From 8526906779382a6ece6d2a4a257b04393a480fd4 Mon Sep 17 00:00:00 2001
From: Nick Sweeting <git@nicksweeting.com>
Date: Tue, 17 Apr 2018 09:44:07 -0400
Subject: [PATCH] fix urlencoding of wget path

---
 util.py | 18 ++++++++++--------
 1 file changed, 10 insertions(+), 8 deletions(-)

diff --git a/util.py b/util.py
index 63bdcc51..f7c88ae4 100644
--- a/util.py
+++ b/util.py
@@ -403,8 +403,10 @@ def wget_output_path(link, look_in=None):
     See docs on wget --adjust-extension (-E)
     """
 
+    urlencode = lambda s: quote(s, encoding='utf-8', errors='replace')
+
     if link['type'] in ('PDF', 'image'):
-        return quote(link['base_url'])
+        return urlencode(link['base_url'])
 
     # Since the wget algorithm to for -E (appending .html) is incredibly complex
     # instead of trying to emulate it here, we just look in the output folder
@@ -418,7 +420,7 @@ def wget_output_path(link, look_in=None):
             if re.search(".+\\.[Hh][Tt][Mm][Ll]?$", f, re.I | re.M)
         ]
         if html_files:
-            return quote(os.path.join(wget_folder, html_files[0]))

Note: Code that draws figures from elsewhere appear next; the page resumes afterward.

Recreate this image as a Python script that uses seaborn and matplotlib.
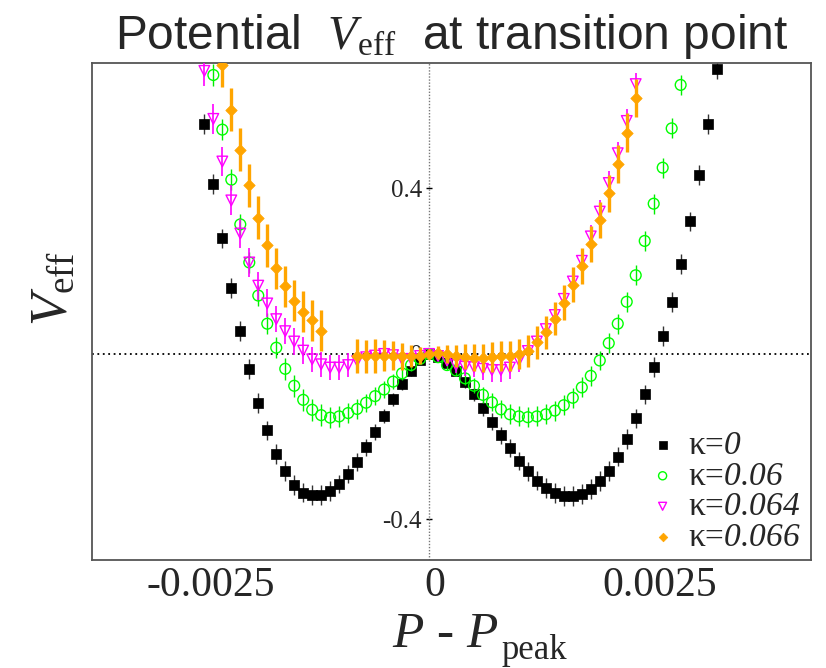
import numpy as np
import pandas as pd
import matplotlib
matplotlib.use("Agg")
import matplotlib.pyplot as plt
import matplotlib.transforms as mtransforms
import seaborn as sns

# ---------------- data (P - P_peak in units of 1e-4) ----------------
k0_p = list(range(-25, 33))
k0_v = [0.556, 0.411, 0.279, 0.160, 0.056, -0.037, -0.118, -0.185, -0.241, -0.284,
        -0.316, -0.335, -0.342, -0.342, -0.332, -0.315, -0.291, -0.261, -0.226, -0.189,
        -0.150, -0.110, -0.073, -0.041, -0.015, 0.000, -0.007, -0.021, -0.041, -0.069,
        -0.098, -0.131, -0.164, -0.197, -0.228, -0.258, -0.284, -0.306, -0.324, -0.337,
        -0.344, -0.344, -0.338, -0.327, -0.308, -0.282, -0.248, -0.206, -0.156, -0.098,
        -0.031, 0.044, 0.126, 0.218, 0.320, 0.433, 0.555, 0.689]
k0_e = [0.024, 0.024, 0.024, 0.024, 0.024, 0.024, 0.024, 0.024, 0.024, 0.024,
        0.024, 0.024, 0.024, 0.024, 0.024, 0.022, 0.022, 0.022, 0.020, 0.020,
        0.018, 0.016, 0.014, 0.012, 0.010, 0.004, 0.008, 0.010, 0.012, 0.014,
        0.016, 0.018, 0.020, 0.020, 0.022, 0.022, 0.022, 0.024, 0.024, 0.024,
        0.024, 0.024, 0.024, 0.024, 0.024, 0.024, 0.024, 0.024, 0.024, 0.024,
        0.024, 0.024, 0.024, 0.024, 0.024, 0.024, 0.024, 0.024]

k1_p = list(range(-24, 29))
k1_v = [0.674, 0.542, 0.421, 0.313, 0.221, 0.141, 0.073, 0.015, -0.036, -0.077,
        -0.111, -0.135, -0.148, -0.154, -0.151, -0.143, -0.133, -0.118, -0.102, -0.086,
        -0.067, -0.047, -0.027, -0.012, 0.000, -0.008, -0.027, -0.040, -0.059, -0.077,
        -0.099, -0.117, -0.134, -0.146, -0.151, -0.153, -0.151, -0.146, -0.137, -0.124,
        -0.106, -0.081, -0.053, -0.016, 0.026, 0.073, 0.126, 0.190, 0.273, 0.363,
        0.450, 0.545, 0.650]
k1_e = [0.026, 0.026, 0.026, 0.026, 0.026, 0.026, 0.026, 0.026, 0.026, 0.026,
        0.026, 0.026, 0.026, 0.026, 0.026, 0.024, 0.024, 0.022, 0.022, 0.020,
        0.018, 0.016, 0.014, 0.010, 0.004, 0.008, 0.012, 0.014, 0.016, 0.018,
        0.020, 0.022, 0.022, 0.024, 0.024, 0.024, 0.024, 0.024, 0.024, 0.024,
        0.024, 0.024, 0.024, 0.024, 0.024, 0.024, 0.024, 0.024, 0.024, 0.024,
        0.024, 0.024, 0.024]

k2_p = list(range(-25, 24))
k2_v = [0.684, 0.568, 0.465, 0.371, 0.291, 0.221, 0.165, 0.122, 0.084, 0.055,
        0.030, 0.008, -0.013, -0.025, -0.033, -0.033, -0.027, -0.017, -0.008, -0.004,
        0.000, -0.003, -0.013, -0.012, -0.005, 0.000, -0.005, -0.016, -0.027, -0.031,
        -0.032, -0.036, -0.039, -0.039, -0.033, -0.016, 0.007, 0.030, 0.060, 0.094,
        0.133, 0.175, 0.225, 0.284, 0.344, 0.413, 0.485, 0.563, 0.652]
k2_e = [0.036, 0.036, 0.036, 0.036, 0.036, 0.034, 0.034, 0.034, 0.032, 0.032,
        0.032, 0.032, 0.030, 0.030, 0.030, 0.030, 0.030, 0.028, 0.028, 0.026,
        0.024, 0.022, 0.018, 0.014, 0.010, 0.004, 0.010, 0.014, 0.018, 0.022,
        0.024, 0.026, 0.028, 0.028, 0.028, 0.028, 0.028, 0.028, 0.028, 0.028,
        0.028, 0.028, 0.028, 0.028, 0.028, 0.028, 0.028, 0.028, 0.028]

k3_p = [-23, -22, -21, -20, -19, -18, -17, -16, -15, -14, -13, -12,
        -8, -7, -6, -5, -4, -3, -2, -1, 0, 1, 2, 3, 4, 5, 6, 7, 8, 9, 10,
        11, 12, 13, 14, 15, 16, 17, 18, 19, 20, 21, 22, 23]
k3_v = [0.698, 0.590, 0.493, 0.407, 0.329, 0.262, 0.207, 0.163, 0.129, 0.102, 0.081, 0.056,
        -0.005, -0.006, -0.005, -0.004, -0.004, -0.006, -0.005, -0.004, 0.000, 0.003,
        0.000, -0.005, -0.007, -0.009, -0.009, -0.008, -0.006, -0.005, 0.000,
        0.007, 0.028, 0.052, 0.085, 0.124, 0.167, 0.213, 0.266, 0.324, 0.388,
        0.458, 0.535, 0.619]
k3_e = [0.052, 0.052, 0.052, 0.052, 0.052, 0.052, 0.050, 0.050, 0.050, 0.050, 0.050, 0.050,
        0.040, 0.040, 0.040, 0.038, 0.036, 0.032, 0.026, 0.020, 0.010, 0.016,
        0.022, 0.026, 0.030, 0.032, 0.034, 0.036, 0.036, 0.036, 0.036,
        0.038, 0.040, 0.040, 0.040, 0.042, 0.042, 0.044, 0.044, 0.044, 0.044,
        0.046, 0.046, 0.046]

kappa_labels = ["0", "0.06", "0.064", "0.066"]
colors = ["black", "#00ff00", "#ff00ff", "#ffa500"]
ecolors = ["#333333", "#00ee00", "#ff00ff", "#ffa500"]
x_ticks = [-0.0025, 0.0, 0.0025]
x_ticklabels = ["-0.0025", "0", "0.0025"]
y_ticks = [-0.4, 0.0, 0.4]
y_ticklabels = ["-0.4", "0", "0.4"]
P_UNIT = 1e-4

# ---------------- style ----------------
sns.set_theme(style="white")
plt.rcParams["font.family"] = ["Liberation Serif", "DejaVu Serif"]
plt.rcParams["mathtext.fontset"] = "custom"
plt.rcParams["mathtext.rm"] = "Liberation Serif"
plt.rcParams["mathtext.it"] = "Liberation Serif:italic"
plt.rcParams["mathtext.sf"] = "Liberation Serif:italic"
plt.rcParams["mathtext.bf"] = "Liberation Serif:bold"

fig = plt.figure(figsize=(8.26, 6.68), dpi=100)
ax = fig.add_axes([0.1114, 0.1617, 0.8704, 0.744])

XMIN, XMAX = -0.00375, 0.00425
YMIN, YMAX = -0.498, 0.703

ax.axhline(0, color="black", lw=1.3, ls=(0, (1, 2)), zorder=1)
ax.axvline(0, color="#777777", lw=1.0, ls=(0, (1, 1.2)), zorder=1)

series = [
    (k0_p, k0_v, k0_e, "s", True, 1.0, 50),
    (k1_p, k1_v, k1_e, "o", False, 1.0, 60),
    (k2_p, k2_v, k2_e, "v", False, 1.2, 58),
    (k3_p, k3_v, k3_e, "D", True, 2.4, 34),
]
for i, (p, v, e, mk, filled, elw, size) in enumerate(series):
    df = pd.DataFrame({"P": np.array(p) * P_UNIT, "V": v, "err": e})
    lab = "κ=$\\mathsf{" + kappa_labels[i] + "}$"
    ax.errorbar(df["P"], df["V"], yerr=df["err"], fmt="none", ecolor=ecolors[i],
                elinewidth=elw, capsize=0, zorder=2 + i)
    if filled:
        sns.scatterplot(data=df, x="P", y="V", marker=mk, s=size, color=colors[i],
                        edgecolor=colors[i], linewidth=0.5, label=lab, ax=ax,
                        zorder=2.5 + i)
    else:
        sns.scatterplot(data=df, x="P", y="V", marker=mk, s=size, facecolors="none",
                        edgecolors=colors[i], linewidth=1.0, label=lab, ax=ax,
                        zorder=2.5 + i)

ax.set_xlim(XMIN, XMAX)
ax.set_ylim(YMIN, YMAX)

for s in ax.spines.values():
    s.set_color("#555555")
    s.set_linewidth(1.3)

ax.set_xticks(x_ticks)
ax.set_xticklabels(x_ticklabels, fontsize=30)
ax.tick_params(axis="x", length=0, pad=5)
ax.set_yticks([])
off = mtransforms.ScaledTranslation(6 / 100, 0, fig.dpi_scale_trans)
for lab in ax.get_xticklabels():
    lab.set_transform(lab.get_transform() + off)

frac = (0 - XMIN) / (XMAX - XMIN)
sec = ax.secondary_yaxis(frac)
sec.set_yticks(y_ticks)
sec.set_yticklabels(y_ticklabels)
sec.spines["left"].set_visible(False)
sec.tick_params(axis="y", direction="inout", length=4, width=1, pad=3, color="black",
                labelsize=18)

ax.set_title("Potential  $V_{\\mathrm{eff}}$  at transition point",
             fontsize=34.5, fontfamily="Liberation Sans", pad=10)
ax.set_xlabel("")
fig.text(392 / 826, 1 - 647 / 668, "$P$ - $P$", fontsize=37, ha="left", va="baseline")
fig.text(501 / 826, 1 - 659 / 668, "peak", fontsize=25, ha="left", va="baseline")
ax.set_ylabel("$V_{\\mathrm{eff}}$", fontsize=38)
ax.yaxis.set_label_coords(-0.020, 0.546)

leg = ax.legend(loc="lower right", bbox_to_anchor=(0.985, 0.015), frameon=False,
                fontsize=24, handletextpad=0.25, labelspacing=0.0, borderaxespad=0.0,
                borderpad=0.0, handlelength=1.0, markerscale=0.75)

fig.savefig("out.png", dpi=100)
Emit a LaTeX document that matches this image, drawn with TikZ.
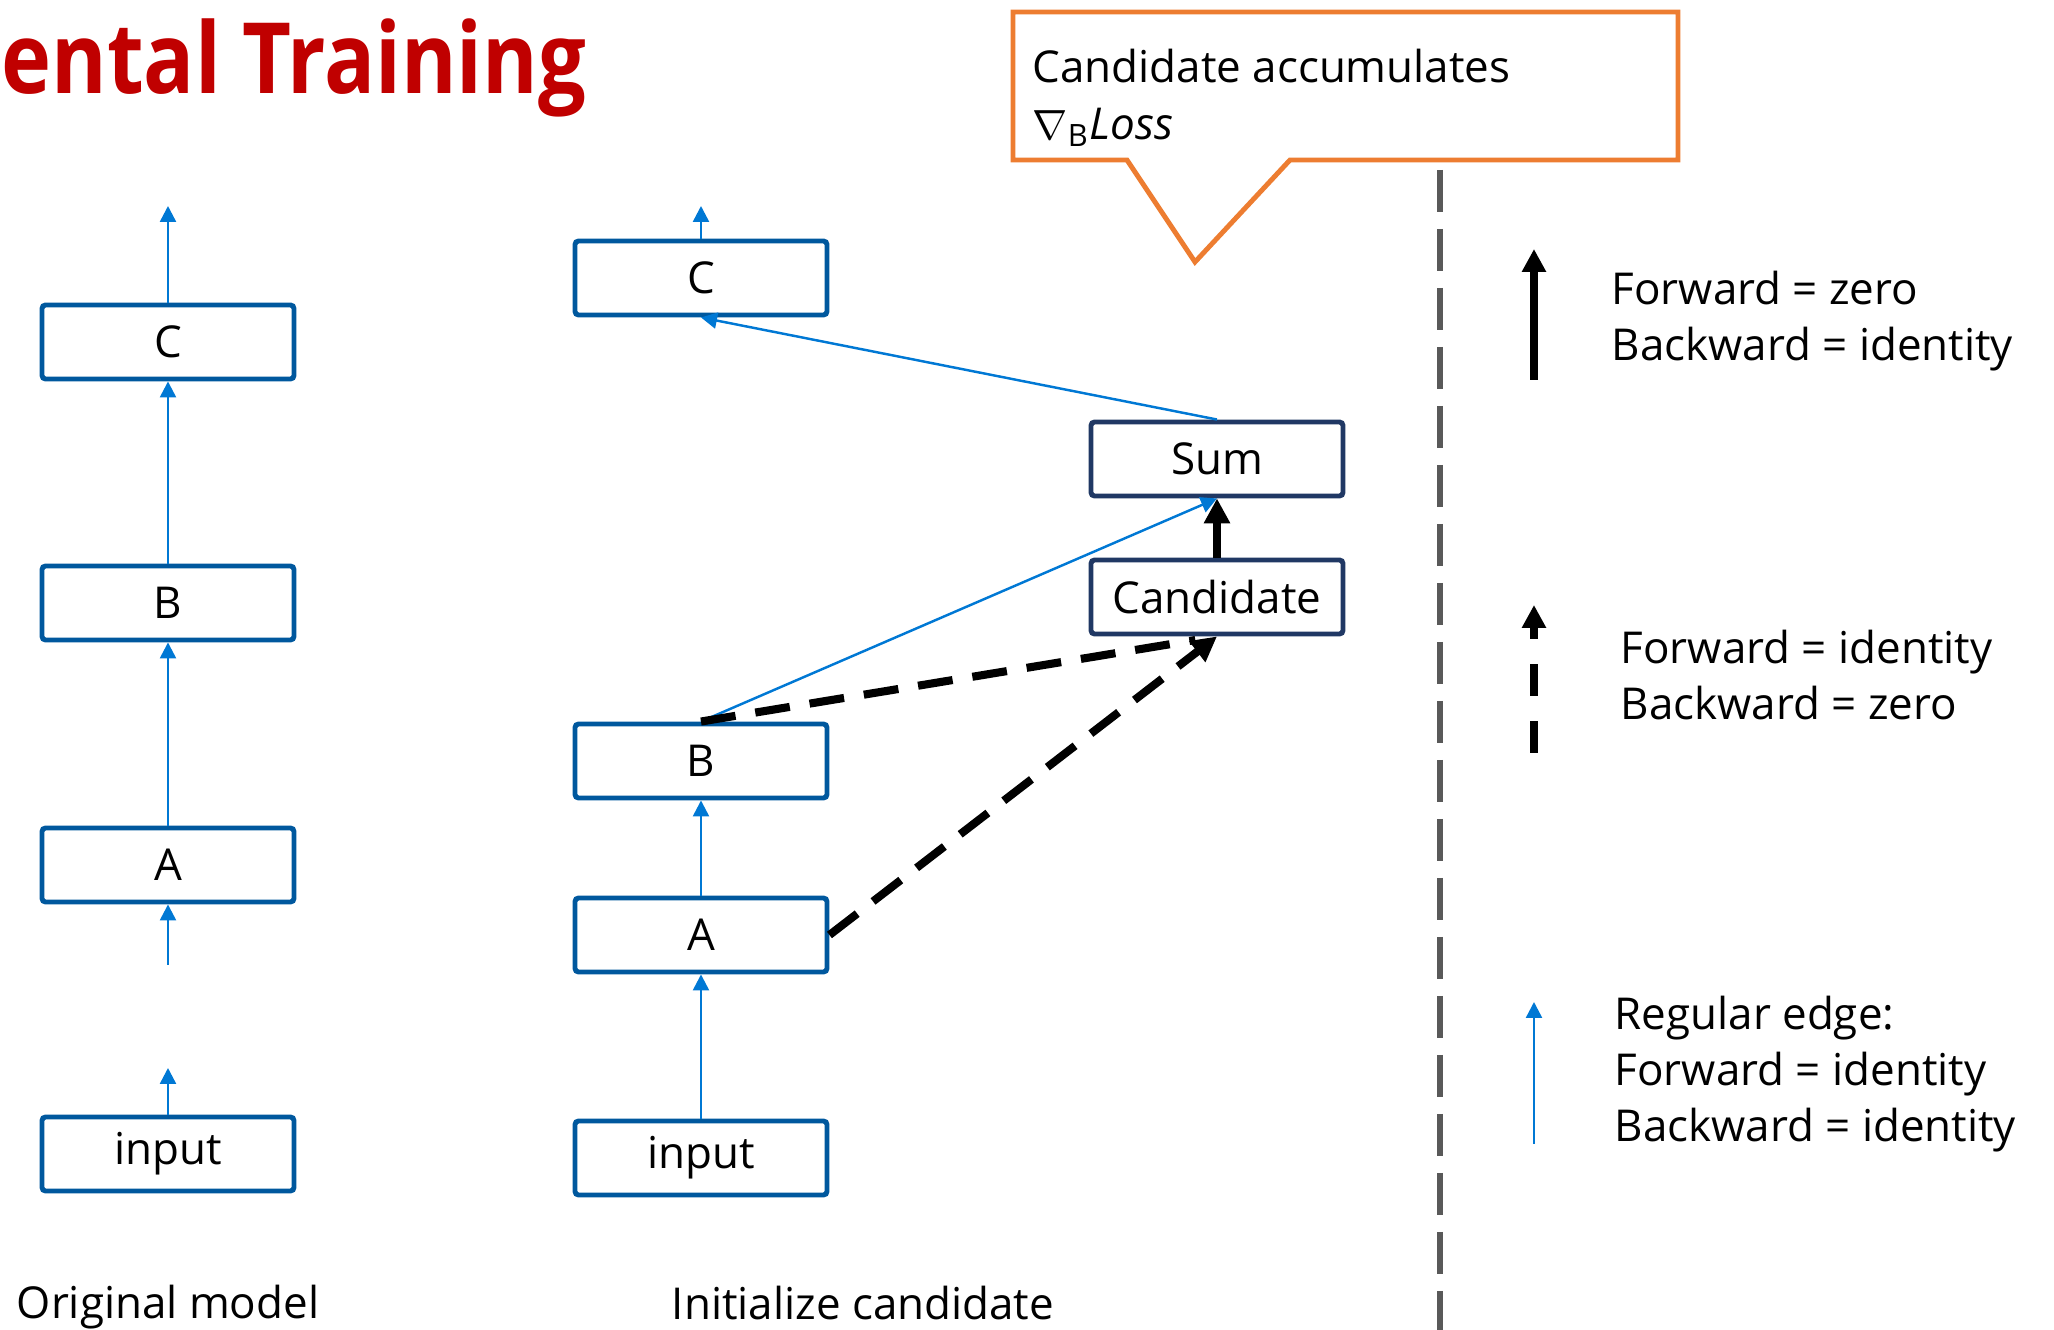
\documentclass[tikz,border=0pt]{standalone}
\usepackage{fontspec}
\usepackage{graphicx}
\setmainfont{Open Sans}
\usetikzlibrary{arrows.meta}
\definecolor{boxblue}{RGB}{0,88,158}
\definecolor{edgeblue}{RGB}{0,120,212}
\definecolor{candnavy}{RGB}{32,56,100}
\definecolor{noteorange}{RGB}{237,125,49}
\definecolor{splitgray}{RGB}{89,89,89}
\definecolor{titlered}{RGB}{192,0,0}

\begin{document}
\begin{tikzpicture}[>=Triangle, font=\fontsize{12.5}{16}\selectfont,
    layer/.style={
        draw=boxblue, line width=1.4pt, fill=white, rounded corners=1pt,
        minimum width=2.52cm, minimum height=0.74cm, inner sep=0pt
    },
    layer_new/.style={layer, draw=candnavy},
    regular/.style={-{Triangle[length=0.16cm, width=0.16cm]}, edgeblue, line width=0.7pt},
    fwd_zero/.style={-{Triangle[length=0.25cm, width=0.25cm]}, black, line width=2.3pt},
    bwd_zero/.style={black, line width=2.3pt, dash pattern=on 0.35cm off 0.2cm},
    split/.style={splitgray, line width=1.6pt, dash pattern=on 0.42cm off 0.17cm},
    note/.style={draw=noteorange, line width=1.4pt, fill=white, line join=miter},
    legend/.style={anchor=west, align=left, inner sep=0pt},
    caption/.style={anchor=base, inner sep=0pt},
]

\useasboundingbox (0,0) rectangle (20.54,13.30);
\clip (0,0) rectangle (20.54,13.30);

% --- Coordenadas ---
\def\xorig{1.68}
\def\xinit{7.01}
\def\xcand{12.17}
\def\xsplit{14.40}
\def\xkey{15.34}

% --- Titulo ---
\node[anchor=base east, inner sep=0pt, text=titlered,
      font=\fontsize{28}{32}\selectfont\bfseries] (title) at (5.87,12.36)
    {\scalebox{0.86}[1]{Incremental Training}};

% --- Modelo original ---
\node[layer] (oin) at (\xorig, 1.76) {input};
\node[layer] (oA)  at (\xorig, 4.65) {A};
\node[layer] (oB)  at (\xorig, 7.27) {B};
\node[layer] (oC)  at (\xorig, 9.88) {C};

\coordinate (oin_top) at (\xorig, 2.62);
\coordinate (oA_low)  at (\xorig, 3.65);
\coordinate (oC_top)  at (\xorig, 11.24);

\draw[regular] (oin.north) -- (oin_top);
\draw[regular] (oA_low) -- (oA.south);
\draw[regular] (oA.north) -- (oB.south);
\draw[regular] (oB.north) -- (oC.south);
\draw[regular] (oC.north) -- (oC_top);

\node[caption] (cap_orig) at (\xorig, 0.11) {Original model};

% --- Modelo con candidato ---
\node[layer] (nin) at (\xinit, 1.72) {input};
\node[layer] (nA)  at (\xinit, 3.95) {A};
\node[layer] (nB)  at (\xinit, 5.69) {B};
\node[layer] (nC)  at (\xinit, 10.52) {C};

\node[layer_new] (cand) at (\xcand, 7.33) {Candidate};
\node[layer_new] (sum)  at (\xcand, 8.71) {Sum};

\coordinate (nC_top) at (\xinit, 11.24);

\draw[regular] (nin.north) -- (nA.south);
\draw[regular] (nA.north) -- (nB.south);
\draw[regular] (nB.north) -- (sum.south);
\draw[regular] (sum.north) -- (nC.south);
\draw[regular] (nC.north) -- (nC_top);

\draw[fwd_zero] (cand.north) -- (sum.south);
\draw[bwd_zero, shorten >=0.22cm] (nB.north) -- (cand.south);
\draw[bwd_zero, -{Triangle[length=0.25cm, width=0.25cm]}] (nA.east) -- (cand.south);

\node[caption] (cap_init) at (8.63, 0.10) {Initialize candidate};

% --- Nota ---
\draw[note] (10.13,13.18) -- (16.78,13.18) -- (16.78,11.70) -- (12.90,11.70)
    -- (11.95,10.68) -- (11.27,11.70) -- (10.13,11.70) -- cycle;
\node[legend] (note_txt) at (10.32, 12.32)
    {Candidate accumulates\\$\nabla_{\mathrm{B}}\mathit{Loss}$};

% --- Separador ---
\coordinate (split_top) at (\xsplit, 11.60);
\coordinate (split_bot) at (\xsplit, 0);
\draw[split] (split_top) -- (split_bot);

% --- Leyenda ---
\coordinate (k1a) at (\xkey, 9.50);
\coordinate (k1b) at (\xkey, 10.81);
\draw[fwd_zero, -{Triangle[length=0.23cm, width=0.23cm]}] (k1a) -- (k1b);
\node[legend] (key1) at (16.11, 10.09) {Forward = zero\\Backward = identity};

\coordinate (k2a) at (\xkey, 5.77);
\coordinate (k2b) at (\xkey, 7.25);
\draw[black, line width=2.3pt, dash pattern=on 0.32cm off 0.25cm,
      -{Triangle[length=0.23cm, width=0.23cm]}] (k2a) -- (k2b);
\node[legend] (key2) at (16.20, 6.55) {Forward = identity\\Backward = zero};

\coordinate (k3a) at (\xkey, 1.86);
\coordinate (k3b) at (\xkey, 3.28);
\draw[regular] (k3a) -- (k3b);
\node[legend] (key3) at (16.14, 2.56) {Regular edge:\\Forward = identity\\Backward = identity};

\end{tikzpicture}
\end{document}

+            return urlencode(os.path.join(wget_folder, html_files[0]))
 
     # If finding the actual output file didn't work, fall back to the buggy
     # implementation of the wget .html appending algorithm
@@ -427,20 +429,20 @@ def wget_output_path(link, look_in=None):
 
     if re.search(".+\\.[Hh][Tt][Mm][Ll]?$", split_url[0], re.I | re.M):
         # already ends in .html
-        return quote(link['base_url'])
+        return urlencode(link['base_url'])
     else:
         # .html needs to be appended
         without_scheme = split_url[0].split('://', 1)[-1].split('?', 1)[0]
         if without_scheme.endswith('/'):
             if query:
-                return quote('#'.join([without_scheme + 'index.html' + query + '.html', *split_url[1:]]))
-            return quote('#'.join([without_scheme + 'index.html', *split_url[1:]]))
+                return urlencode('#'.join([without_scheme + 'index.html' + query + '.html', *split_url[1:]]))
+            return urlencode('#'.join([without_scheme + 'index.html', *split_url[1:]]))
         else:
             if query:
-                return quote('#'.join([without_scheme + '/index.html' + query + '.html', *split_url[1:]]))
+                return urlencode('#'.join([without_scheme + '/index.html' + query + '.html', *split_url[1:]]))
             elif '/' in without_scheme:
-                return quote('#'.join([without_scheme + '.html', *split_url[1:]]))
-            return quote(link['base_url'] + '/index.html')
+                return urlencode('#'.join([without_scheme + '.html', *split_url[1:]]))
+            return urlencode(link['base_url'] + '/index.html')
 
 
 def derived_link_info(link):